In this central story of the Christian faith, the incarnation, when God comes among us, he is worshipped not only by his own culture in Bethlehem, but also by people from the East—wise men from afar.

Now there is nothing in scholarships which suggests that these wise men were of some Jewish sect that had gone east. They were from aother culture, and practiced another religion. They followed stars—this was also not a practice of the Jews of Jesus’ day. Clearly these are people from another culture, people who do not necessarily believe in the God of Israel, but who nonetheless come and worship.

I believe this part of the Christmas story begins to suggest to us that our God might be bigger than the story, greater that our human constraints and constructions. Our God, the same God who created us, the same God who sent us Jesus, is beyond our understanding and comprehension. And as I read our Holy Scriptures I find that this God who I do not and cannot understand seems to include in his story people who are different from me. And that suggests to me that God’s mercy and grace are not the exclusive property of us Christians—but that they might indeed extend to the whole world.

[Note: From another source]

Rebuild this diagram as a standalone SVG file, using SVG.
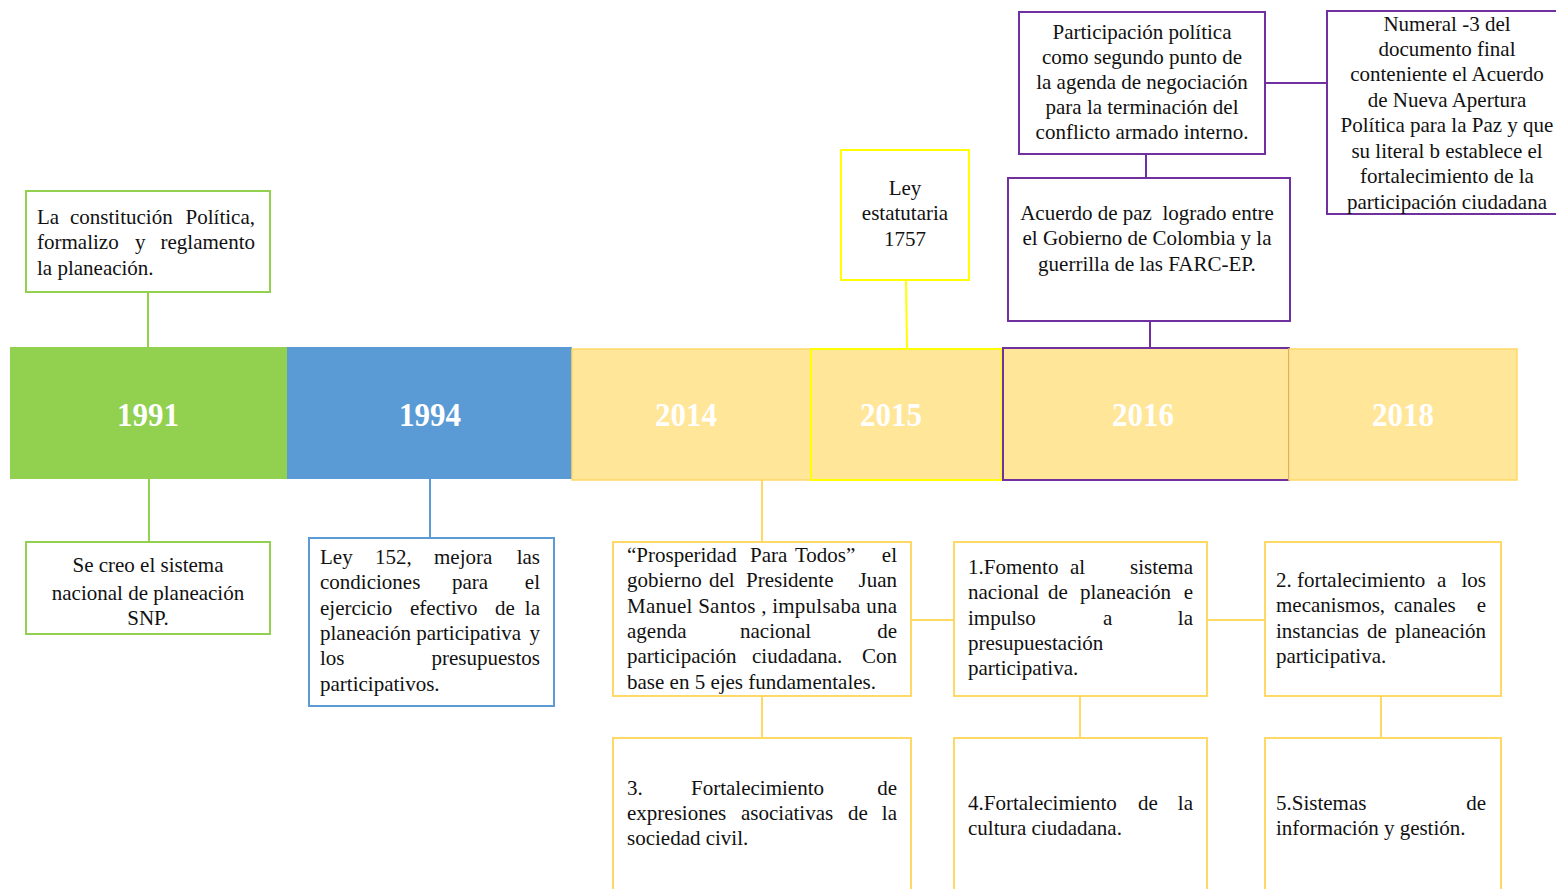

Why are there multiple faiths? Because we live in a multicultural world which only recently has communicated on a global level. These faiths developed largely in isolation from each other, not in competition with each other. What do we do about the fact that there are multiple faiths? It seems to me that the model of the baby at whose cradle the whole world came to worship is that we need to embrace those multiple faiths, listen to one another, and look for ways to love and serve one another as faithful disciples within our different traditions.


[1] Source: The Pew Forum on Religion and Public Life, U.S. Religious Landscape Survey, 2007. www.religions.pewforum.org/reports.